» TO DO:
Extract, in full, the lines below, beginning at the first and ending with the line that contains "(0,0) rectangle (946,423);". Pictures do not belong in the copy.

» DATASET EXCERPT:
(begin)

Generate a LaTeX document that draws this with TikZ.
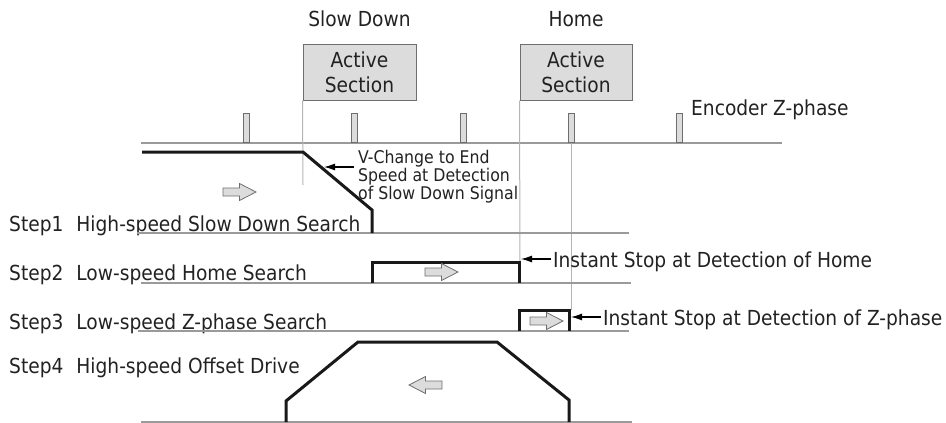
\documentclass[tikz,border=0pt]{standalone}
\usepackage{fontspec}
\setmainfont{DejaVu Sans Condensed}
\usetikzlibrary{arrows.meta,calc}
\definecolor{boxfill}{HTML}{DCDCDC}
\definecolor{boxline}{HTML}{6E6E6E}
\definecolor{axisline}{HTML}{9A9A9A}
\definecolor{guide}{HTML}{B4B4B4}
\definecolor{txtcol}{HTML}{222222}
\tikzset{
  txt/.style={inner sep=0pt, text=txtcol, font=\fontsize{20.7}{25}\selectfont},
  smalltxt/.style={inner sep=0pt, text=txtcol, font=\fontsize{17.5}{18}\selectfont, align=left},
  sectionbox/.style={draw=boxline, fill=boxfill, line width=1pt, inner sep=0pt, align=center,
     minimum height=56pt, text=txtcol, font=\fontsize{20.7}{25}\selectfont},
  pulse/.style={draw=boxline, fill=boxfill, line width=0.8pt, inner sep=0pt,
     minimum width=6pt, minimum height=29pt, anchor=south},
  axis/.style={draw=axisline, line width=1.3pt},
  guideline/.style={draw=guide, line width=1pt},
  profile/.style={draw=black!90, line width=3pt, line join=miter},
  ann/.style={draw=black, line width=1.2pt, -{Latex[length=11pt,width=7pt]}},
  blk/.style={draw=boxline, fill=boxfill, line width=0.8pt, line join=miter},
  rarrow/.pic={\path[blk] (-16.5,-4) -- (0,-4) -- (0,-8.5) -- (16.5,0) -- (0,8.5) -- (0,4) -- (-16.5,4) -- cycle;}
}
\begin{document}
\begin{tikzpicture}[x=1pt,y=-1pt]
\useasboundingbox (0,0) rectangle (946,423);

% top labels and section boxes
\node[txt, anchor=base] (sdlabel) at (359.5,27) {Slow Down};
\node[txt, anchor=base] (homelabel) at (576,27) {Home};
\node[sectionbox, minimum width=113pt] (box1) at (359.5,72) {Active\\Section};
\node[sectionbox, minimum width=112pt] (box2) at (576,72) {Active\\Section};

% encoder line and pulses
\coordinate (encL) at (141,143);
\coordinate (encR) at (782,143);
\draw[axis] (encL) -- (encR);
\node[pulse] (z1) at (246,143) {};
\node[pulse] (z2) at (354,143) {};
\node[pulse] (z3) at (463,143) {};
\node[pulse] (z4) at (571,143) {};
\node[pulse] (z5) at (679,143) {};
\node[txt, anchor=base west] (enclabel) at (691,115) {Encoder Z-phase};

% guide lines
\coordinate (g1) at (303,185);
\coordinate (g2) at (520,262);
\coordinate (g3) at (571,310);
\draw[guideline] (box1.south west) -- (g1);
\draw[guideline] (box2.south west) -- (g2);
\draw[guideline] (z4.south) -- (g3);

% step labels
\node[txt, anchor=base west] (s1) at (9,231) {Step1\hspace{13pt}High-speed Slow Down Search};
\node[txt, anchor=base west] (s2) at (9,280) {Step2\hspace{13pt}Low-speed Home Search};
\node[txt, anchor=base west] (s3) at (9,329) {Step3\hspace{13pt}Low-speed Z-phase Search};
\node[txt, anchor=base west] (s4) at (9,373) {Step4\hspace{13pt}High-speed Offset Drive};

% step base lines
\draw[axis] (137,233) -- (629,233);
\draw[axis] (141,283) -- (631,283);
\draw[axis] (138,331) -- (629,331);
\draw[axis] (141,422) -- (632,422);

% profiles
\draw[profile] (142,152) -- (303,152) -- (372,210) -- (372,233);
\draw[profile] (372,283) -- (372,262) -- (519,262) -- (519,283);
\draw[profile] (519,331) -- (519,310) -- (569,310) -- (569,331);
\draw[profile] (286,422) -- (286,401) -- (358,342) -- (497,342) -- (569,400) -- (569,422);

% direction arrows
\pic at (239.5,192) {rarrow};
\pic at (441.5,272) {rarrow};
\pic at (546.5,321) {rarrow};
\pic[xscale=-1] at (425.5,385) {rarrow};

% annotations
\node[smalltxt, anchor=north west] (vtext) at (358,150) {V-Change to End\\Speed at Detection\\of Slow Down Signal};
\coordinate (vtail) at (354,167);
\coordinate (vtip) at (324,167);
\draw[ann] (vtail) -- (vtip);

\node[txt, anchor=base west] (hometext) at (553,267) {Instant Stop at Detection of Home};
\coordinate (hometip) at (521,259);
\draw[ann] ($(hometext.west |- hometip)+(-2,0)$) -- (hometip);

\node[txt, anchor=base west] (ztext) at (603,325) {Instant Stop at Detection of Z-phase};
\coordinate (ztip) at (571,317);
\draw[ann] ($(ztext.west |- ztip)+(-2,0)$) -- (ztip);
\end{tikzpicture}
\end{document}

(end)

» FINISHED TASK:
Generate a LaTeX document that draws this with TikZ.
\documentclass[tikz,border=0pt]{standalone}
\usepackage{fontspec}
\setmainfont{DejaVu Sans Condensed}
\usetikzlibrary{arrows.meta,calc}
\definecolor{boxfill}{HTML}{DCDCDC}
\definecolor{boxline}{HTML}{6E6E6E}
\definecolor{axisline}{HTML}{9A9A9A}
\definecolor{guide}{HTML}{B4B4B4}
\definecolor{txtcol}{HTML}{222222}
\tikzset{
  txt/.style={inner sep=0pt, text=txtcol, font=\fontsize{20.7}{25}\selectfont},
  smalltxt/.style={inner sep=0pt, text=txtcol, font=\fontsize{17.5}{18}\selectfont, align=left},
  sectionbox/.style={draw=boxline, fill=boxfill, line width=1pt, inner sep=0pt, align=center,
     minimum height=56pt, text=txtcol, font=\fontsize{20.7}{25}\selectfont},
  pulse/.style={draw=boxline, fill=boxfill, line width=0.8pt, inner sep=0pt,
     minimum width=6pt, minimum height=29pt, anchor=south},
  axis/.style={draw=axisline, line width=1.3pt},
  guideline/.style={draw=guide, line width=1pt},
  profile/.style={draw=black!90, line width=3pt, line join=miter},
  ann/.style={draw=black, line width=1.2pt, -{Latex[length=11pt,width=7pt]}},
  blk/.style={draw=boxline, fill=boxfill, line width=0.8pt, line join=miter},
  rarrow/.pic={\path[blk] (-16.5,-4) -- (0,-4) -- (0,-8.5) -- (16.5,0) -- (0,8.5) -- (0,4) -- (-16.5,4) -- cycle;}
}
\begin{document}
\begin{tikzpicture}[x=1pt,y=-1pt]
\useasboundingbox (0,0) rectangle (946,423);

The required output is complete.